#### Task requirements
Leave out the pictures and repeat everything else in the records exactly.
===== Task inputs
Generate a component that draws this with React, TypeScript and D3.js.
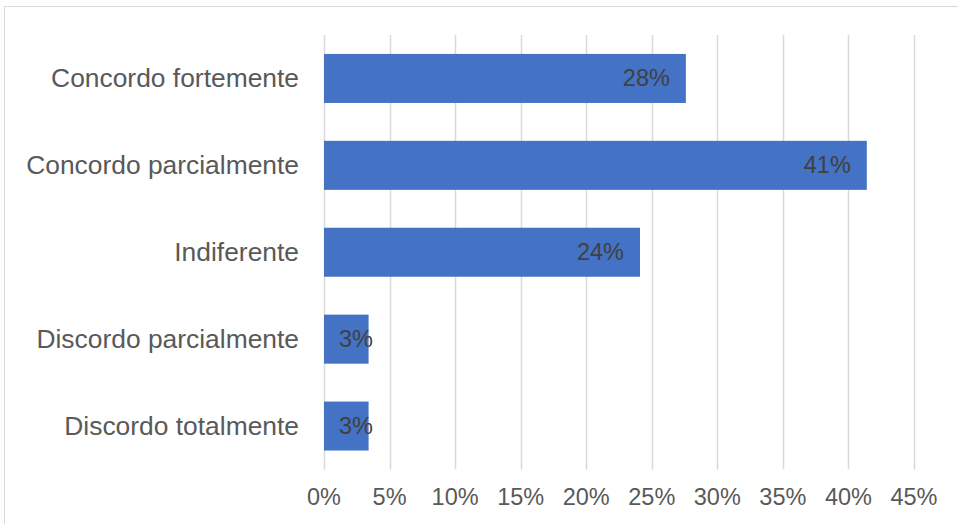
import React from "react";
import * as d3 from "d3";

const categories = [
  "Concordo fortemente",
  "Concordo parcialmente",
  "Indiferente",
  "Discordo parcialmente",
  "Discordo totalmente",
];
const values = [0.276, 0.414, 0.241, 0.034, 0.034];
const valueLabels = ["28%", "41%", "24%", "3%", "3%"];
const xTicks = [0, 0.05, 0.1, 0.15, 0.2, 0.25, 0.3, 0.35, 0.4, 0.45];

const W = 958;
const H = 524;
const FONT = "'Liberation Sans', Arial, sans-serif";

export default function App() {
  const x = d3.scaleLinear().domain([0, 0.45]).range([324, 914]);
  const y = d3
    .scaleBand<string>()
    .domain(categories)
    .range([35, 469.5])
    .paddingInner(0.436)
    .paddingOuter(0.218);
  const fmt = d3.format(".0%");

  const labelW = (s: string) => s.length * 0.556 * 23.5 - (s.includes("%") ? 0.556 * 23.5 - 0.889 * 23.5 : 0);

  return (
    <div style={{ position: "absolute", left: 0, top: 0 }}>
      <svg width={W} height={H} style={{ display: "block" }}>
        <rect x={0} y={0} width={W} height={H} fill="#fff" />
        <rect x={4.5} y={6.5} width={W + 10} height={H + 10} fill="none" stroke="#d9d9d9" strokeWidth={1} />
        {xTicks.map((t) => (
          <line
            key={t}
            x1={Math.round(x(t)) + 0.5}
            x2={Math.round(x(t)) + 0.5}
            y1={35}
            y2={469.5}
            stroke="#d9d9d9"
            strokeWidth={1.5}
          />
        ))}
        {categories.map((c, i) => (
          <rect
            key={c}
            x={x(0)}
            y={y(c)!}
            width={x(values[i]) - x(0)}
            height={y.bandwidth()}
            fill="#4472C4"
          />
        ))}
        {categories.map((c, i) => {
          const end = x(values[i]) - 16;
          const w = labelW(valueLabels[i]);
          const minStart = x(0) + 15;
          const anchorEnd = end - w < minStart ? minStart + w : end;
          return (
            <text
              key={c + "l"}
              x={anchorEnd}
              y={y(c)! + y.bandwidth() / 2}
              textAnchor="end"
              dominantBaseline="central"
              fontFamily={FONT}
              fontSize={23.5}
              fill="#404040"
            >
              {valueLabels[i]}
            </text>
          );
        })}
        {categories.map((c) => (
          <text
            key={c + "c"}
            x={299}
            y={y(c)! + y.bandwidth() / 2}
            textAnchor="end"
            dominantBaseline="central"
            fontFamily={FONT}
            fontSize={26.4}
            fill="#595959"
          >
            {c}
          </text>
        ))}
        {xTicks.map((t) => (
          <text
            key={t + "t"}
            x={x(t)}
            y={497}
            textAnchor="middle"
            dominantBaseline="central"
            fontFamily={FONT}
            fontSize={23.5}
            fill="#595959"
          >
            {fmt(t)}
          </text>
        ))}
      </svg>
    </div>
  );
}
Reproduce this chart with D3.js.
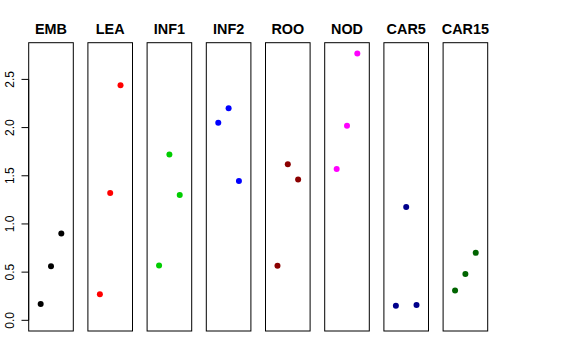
<!DOCTYPE html>
<html><head><meta charset="utf-8">
<script src="https://cdn.jsdelivr.net/npm/d3@7"></script>
<style>body{margin:0;background:#fff}svg{display:block}text{font-family:"Liberation Sans",Arial,sans-serif}</style>
</head><body><svg id="c" width="576" height="360"></svg>
<script>
const categories = ["EMB","LEA","INF1","INF2","ROO","NOD","CAR5","CAR15"];
const colors = ["#000000","#FF0000","#00CD00","#0000FF","#8B0000","#FF00FF","#00008B","#006400"];
const values = [
  [0.17, 0.56, 0.90],
  [0.27, 1.32, 2.44],
  [0.57, 1.72, 1.30],
  [2.05, 2.20, 1.445],
  [0.565, 1.62, 1.46],
  [1.57, 2.02, 2.77],
  [0.15, 1.175, 0.16],
  [0.31, 0.48, 0.70]
];
const yTicks = [0, 0.5, 1, 1.5, 2, 2.5];
const yTickLabels = ["0.0","0.5","1.0","1.5","2.0","2.5"];

(function(){
const svg = d3.select("#c");
const pTop = 42.7, pBottom = 331, left0 = 28.7, step = 59.2, pw = 44.6;
const ymax = d3.max(values.flat());
const y = d3.scaleLinear().domain([-0.04*ymax, 1.04*ymax]).range([pBottom, pTop]);

categories.forEach((cat, i) => {
  const x0 = left0 + i*step;
  const x = d3.scaleLinear().domain([-0.16, 4.16]).range([x0, x0+pw]);
  const g = svg.append("g");
  g.append("rect").attr("x", x0).attr("y", pTop).attr("width", pw).attr("height", pBottom-pTop)
    .attr("fill","none").attr("stroke","#000").attr("stroke-width",1);
  g.append("text").attr("x", x0+pw/2).attr("y", 33.5).attr("text-anchor","middle")
    .attr("font-weight","bold").attr("font-size","14.4px").text(cat);
  g.selectAll("circle").data(values[i]).join("circle")
    .attr("cx", (d,j) => x(j+1)).attr("cy", d => y(d)).attr("r", 3)
    .attr("fill", colors[i]);
});

const ax = svg.append("g");
ax.append("line").attr("x1", left0).attr("x2", left0).attr("y1", y(0)).attr("y2", y(2.5)).attr("stroke","#000");
yTicks.forEach((t, k) => {
  ax.append("line").attr("x1", left0-7.2).attr("x2", left0).attr("y1", y(t)).attr("y2", y(t)).attr("stroke","#000");
  ax.append("text").attr("transform", `translate(${13.5},${y(t)}) rotate(-90)`)
    .attr("text-anchor","middle").attr("font-size","12px").text(yTickLabels[k]);
});
})();
</script></body></html>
==========
#### The completed task
Generate a component that draws this with React, TypeScript and D3.js.
import React from "react";
import * as d3 from "d3";

const categories = [
  "Concordo fortemente",
  "Concordo parcialmente",
  "Indiferente",
  "Discordo parcialmente",
  "Discordo totalmente",
];
const values = [0.276, 0.414, 0.241, 0.034, 0.034];
const valueLabels = ["28%", "41%", "24%", "3%", "3%"];
const xTicks = [0, 0.05, 0.1, 0.15, 0.2, 0.25, 0.3, 0.35, 0.4, 0.45];

const W = 958;
const H = 524;
const FONT = "'Liberation Sans', Arial, sans-serif";

export default function App() {
  const x = d3.scaleLinear().domain([0, 0.45]).range([324, 914]);
  const y = d3
    .scaleBand<string>()
    .domain(categories)
    .range([35, 469.5])
    .paddingInner(0.436)
    .paddingOuter(0.218);
  const fmt = d3.format(".0%");

  const labelW = (s: string) => s.length * 0.556 * 23.5 - (s.includes("%") ? 0.556 * 23.5 - 0.889 * 23.5 : 0);

  return (
    <div style={{ position: "absolute", left: 0, top: 0 }}>
      <svg width={W} height={H} style={{ display: "block" }}>
        <rect x={0} y={0} width={W} height={H} fill="#fff" />
        <rect x={4.5} y={6.5} width={W + 10} height={H + 10} fill="none" stroke="#d9d9d9" strokeWidth={1} />
        {xTicks.map((t) => (
          <line
            key={t}
            x1={Math.round(x(t)) + 0.5}
            x2={Math.round(x(t)) + 0.5}
            y1={35}
            y2={469.5}
            stroke="#d9d9d9"
            strokeWidth={1.5}
          />
        ))}
        {categories.map((c, i) => (
          <rect
            key={c}
            x={x(0)}
            y={y(c)!}
            width={x(values[i]) - x(0)}
            height={y.bandwidth()}
            fill="#4472C4"
          />
        ))}
        {categories.map((c, i) => {
          const end = x(values[i]) - 16;
          const w = labelW(valueLabels[i]);
          const minStart = x(0) + 15;
          const anchorEnd = end - w < minStart ? minStart + w : end;
          return (
            <text
              key={c + "l"}
              x={anchorEnd}
              y={y(c)! + y.bandwidth() / 2}
              textAnchor="end"
              dominantBaseline="central"
              fontFamily={FONT}
              fontSize={23.5}
              fill="#404040"
            >
              {valueLabels[i]}
            </text>
          );
        })}
        {categories.map((c) => (
          <text
            key={c + "c"}
            x={299}
            y={y(c)! + y.bandwidth() / 2}
            textAnchor="end"
            dominantBaseline="central"
            fontFamily={FONT}
            fontSize={26.4}
            fill="#595959"
          >
            {c}
          </text>
        ))}
        {xTicks.map((t) => (
          <text
            key={t + "t"}
            x={x(t)}
            y={497}
            textAnchor="middle"
            dominantBaseline="central"
            fontFamily={FONT}
            fontSize={23.5}
            fill="#595959"
          >
            {fmt(t)}
          </text>
        ))}
      </svg>
    </div>
  );
}
Reproduce this chart with D3.js.
<!DOCTYPE html>
<html><head><meta charset="utf-8">
<script src="https://cdn.jsdelivr.net/npm/d3@7"></script>
<style>body{margin:0;background:#fff}svg{display:block}text{font-family:"Liberation Sans",Arial,sans-serif}</style>
</head><body><svg id="c" width="576" height="360"></svg>
<script>
const categories = ["EMB","LEA","INF1","INF2","ROO","NOD","CAR5","CAR15"];
const colors = ["#000000","#FF0000","#00CD00","#0000FF","#8B0000","#FF00FF","#00008B","#006400"];
const values = [
  [0.17, 0.56, 0.90],
  [0.27, 1.32, 2.44],
  [0.57, 1.72, 1.30],
  [2.05, 2.20, 1.445],
  [0.565, 1.62, 1.46],
  [1.57, 2.02, 2.77],
  [0.15, 1.175, 0.16],
  [0.31, 0.48, 0.70]
];
const yTicks = [0, 0.5, 1, 1.5, 2, 2.5];
const yTickLabels = ["0.0","0.5","1.0","1.5","2.0","2.5"];

(function(){
const svg = d3.select("#c");
const pTop = 42.7, pBottom = 331, left0 = 28.7, step = 59.2, pw = 44.6;
const ymax = d3.max(values.flat());
const y = d3.scaleLinear().domain([-0.04*ymax, 1.04*ymax]).range([pBottom, pTop]);

categories.forEach((cat, i) => {
  const x0 = left0 + i*step;
  const x = d3.scaleLinear().domain([-0.16, 4.16]).range([x0, x0+pw]);
  const g = svg.append("g");
  g.append("rect").attr("x", x0).attr("y", pTop).attr("width", pw).attr("height", pBottom-pTop)
    .attr("fill","none").attr("stroke","#000").attr("stroke-width",1);
  g.append("text").attr("x", x0+pw/2).attr("y", 33.5).attr("text-anchor","middle")
    .attr("font-weight","bold").attr("font-size","14.4px").text(cat);
  g.selectAll("circle").data(values[i]).join("circle")
    .attr("cx", (d,j) => x(j+1)).attr("cy", d => y(d)).attr("r", 3)
    .attr("fill", colors[i]);
});

const ax = svg.append("g");
ax.append("line").attr("x1", left0).attr("x2", left0).attr("y1", y(0)).attr("y2", y(2.5)).attr("stroke","#000");
yTicks.forEach((t, k) => {
  ax.append("line").attr("x1", left0-7.2).attr("x2", left0).attr("y1", y(t)).attr("y2", y(t)).attr("stroke","#000");
  ax.append("text").attr("transform", `translate(${13.5},${y(t)}) rotate(-90)`)
    .attr("text-anchor","middle").attr("font-size","12px").text(yTickLabels[k]);
});
})();
</script></body></html>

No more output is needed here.